Esquecemos que somos corresponsáveis pela qualidade da percepção que temos sobre nós mesmos, sobre os outros e sobre o mundo. Anaïs Nin abre nossos olhos ao revelar que “não vemos as coisas como elas são, mas como nós somos”. Sim, porque nossa relação com o que está fora é reflexo do nosso mundo interior, que, por meio da comunicação, expressa nossa interpretação da vida. “Nosso mundo é do tamanho da nossa linguagem”, bem disse o filósofo Wittgenstein.
Na velocidade das relações frenéticas, esquecemos o quanto um olhar fala. Que nossas câmeras fechadas, ou não, comunicam. Que a ausência pode significar um grito e a necessidade de dar a última palavra pode dizer mais do que a palavra dita. Nossos preconceitos e pressupostos alimentam a impaciência com que ouvimos o outro, na ânsia de reorganizar nossos próprios argumentos e reafirmar nossas próprias certezas. Essa dinâmica nos separa e nos aprisiona em ciclos intermináveis de conflitos. Desejamos uma coisa, mas seguimos na direção contrária. Nossa incoerência nos denuncia, como o escritor Ralph Waldo Emerson tão bem sintetizou: “Suas atitudes falam tão alto que eu não consigo ouvir o que você diz”.
E por que isso acontece? Porque somos humanos. Humanos, sujeitos a humores e emoções fragmentadas que nos levam a acreditar que é possível defender algo que não praticamos. Exigir dos outros o que não somos capazes de dar. Eximirmo-nos de responsabilidades que também nos cabem, enquanto nos lamentamos que “os governantes”, “os meus chefes”, “o meu marido”, “a minha filha” ou “os meus colegas de trabalho” não fazem aquilo que julgamos que deveriam fazer para que as coisas fossem melhores.
Comunicação é poder e responsabilidade. No universo digital, transparência não é mais escolha, é condição. Desenvolver consciência sobre o que nos impacta e sobre aquilo que estamos oferecendo ao mundo é imprescindível e irremediável. Precisamos, urgentemente, desenvolver critérios de edição e escolha para não nos mantermos aprisionados pela avalanche de informações que nos atinge a todo momento. Professor do Massachusetts Institute of Technology (MIT) e autor da “Teoria U”, que propõe um modelo para liderar a transformação a partir do futuro emergente, Otto Scharmer defende que precisamos “realinhar atenção e intenção”. Segundo o autor, a atenção é uma das maiores potências criativas no mundo, porque a energia segue a atenção. Sendo assim, o lugar onde colocamos nossa atenção, seja individualmente, seja como grupos ou comunidades, tem um impacto profundo em nossa evolução, definindo aquilo que somos capazes de criar, individual ou coletivamente.

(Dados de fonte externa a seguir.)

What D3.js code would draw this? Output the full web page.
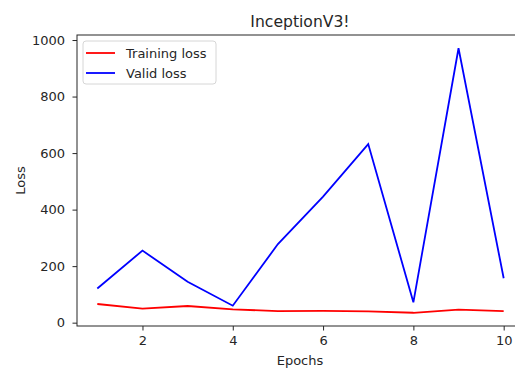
<!DOCTYPE html>
<meta charset="utf-8">
<script src="https://d3js.org/d3.v7.js"></script>
<style>
  body { margin: 0; background: #fff; }
  text { font-family: "DejaVu Sans", sans-serif; fill: #262626; }
</style>
<div id="chart"></div>
<script>

var epochs = [1, 2, 3, 4, 5, 6, 7, 8, 9, 10];
var trainLoss = [66, 50, 59, 47, 41, 42, 40, 35, 46, 41];
var validLoss = [121, 255, 145, 60, 278, 446, 632, 72, 971, 157];
var xTicks = [2, 4, 6, 8, 10];
var yTicks = [0, 200, 400, 600, 800, 1000];

var margin = {top: 35, right: -9, bottom: 43, left: 77},
    width = 515 - margin.left - margin.right,
    height = 369 - margin.top - margin.bottom;

var svg = d3.select("#chart")
  .append("svg")
    .attr("width", 515)
    .attr("height", 369)
  .append("g")
    .attr("transform", "translate(" + margin.left + "," + margin.top + ")");

// matplotlib style 5% padding around the data
var xPad = (d3.max(epochs) - d3.min(epochs)) * 0.05;
var x = d3.scaleLinear()
  .domain([d3.min(epochs) - xPad, d3.max(epochs) + xPad])
  .range([0, width]);

var allY = trainLoss.concat(validLoss);
var yPad = (d3.max(allY) - d3.min(allY)) * 0.05;
var y = d3.scaleLinear()
  .domain([d3.min(allY) - yPad, d3.max(allY) + yPad])
  .range([height, 0]);

var xAxis = svg.append("g")
  .attr("transform", "translate(0," + height + ")")
  .call(d3.axisBottom(x).tickValues(xTicks).tickFormat(d3.format("d"))
    .tickSize(4.5).tickPadding(5).tickSizeOuter(0));

var yAxis = svg.append("g")
  .call(d3.axisLeft(y).tickValues(yTicks).tickFormat(d3.format("d"))
    .tickSize(4.5).tickPadding(7.5).tickSizeOuter(0));

[xAxis, yAxis].forEach(function(a) {
  a.selectAll("text").attr("font-size", 13).style("font-family", "DejaVu Sans").attr("fill", "#262626");
  a.selectAll("line").attr("stroke", "#262626").attr("stroke-width", 1);
  a.select(".domain").remove();
});

// spines
svg.append("rect")
  .attr("x", 0).attr("y", 0)
  .attr("width", width).attr("height", height)
  .attr("fill", "none")
  .attr("stroke", "#262626")
  .attr("stroke-width", 1);

var line = d3.line()
  .x(function(d, i) { return x(epochs[i]); })
  .y(function(d) { return y(d); });

svg.append("path")
  .datum(trainLoss)
  .attr("d", line)
  .attr("fill", "none")
  .attr("stroke", "#ff0000")
  .attr("stroke-width", 1.8);

svg.append("path")
  .datum(validLoss)
  .attr("d", line)
  .attr("fill", "none")
  .attr("stroke", "#0000ff")
  .attr("stroke-width", 1.8);

// title and labels
svg.append("text")
  .attr("x", 223)
  .attr("y", -8)
  .attr("text-anchor", "middle")
  .attr("font-size", 15.6)
  .text("InceptionV3!");

svg.append("text")
  .attr("x", 223)
  .attr("y", 330)
  .attr("text-anchor", "middle")
  .attr("font-size", 13)
  .text("Epochs");

svg.append("text")
  .attr("transform", "translate(" + (25 - margin.left) + "," + (height / 2) + ") rotate(-90)")
  .attr("text-anchor", "middle")
  .attr("font-size", 13)
  .text("Loss");

// legend
var legend = svg.append("g").attr("transform", "translate(6,6)");
legend.append("rect")
  .attr("width", 133).attr("height", 43)
  .attr("rx", 3)
  .attr("fill", "#fff").attr("fill-opacity", 0.8)
  .attr("stroke", "#d6d6d6");

var items = [
  {label: "Training loss", color: "#ff0000"},
  {label: "Valid loss", color: "#0000ff"}
];
items.forEach(function(d, i) {
  var g = legend.append("g").attr("transform", "translate(0," + (12 + i * 20) + ")");
  g.append("line")
    .attr("x1", 3).attr("x2", 32)
    .attr("stroke", d.color).attr("stroke-width", 1.8);
  g.append("text")
    .attr("x", 43).attr("y", 4.5)
    .attr("font-size", 13)
    .text(d.label);
});

</script>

A que estamos dedicando nossa atenção? Temos sido os responsáveis por essa escolha? Somos capazes de mergulhar no silêncio interno que nos permite reconhecer nosso potencial? Observamos o mundo ao nosso redor, ou a algazarra externa nos preenche completamente os sentidos? Precisamos de uma pausa. Uma pausa de mil compassos. Ou de tantos quantos forem necessários para encontrar dentro de nós essas respostas. E comunicar ao mundo, olhos nos olhos, o melhor de nós.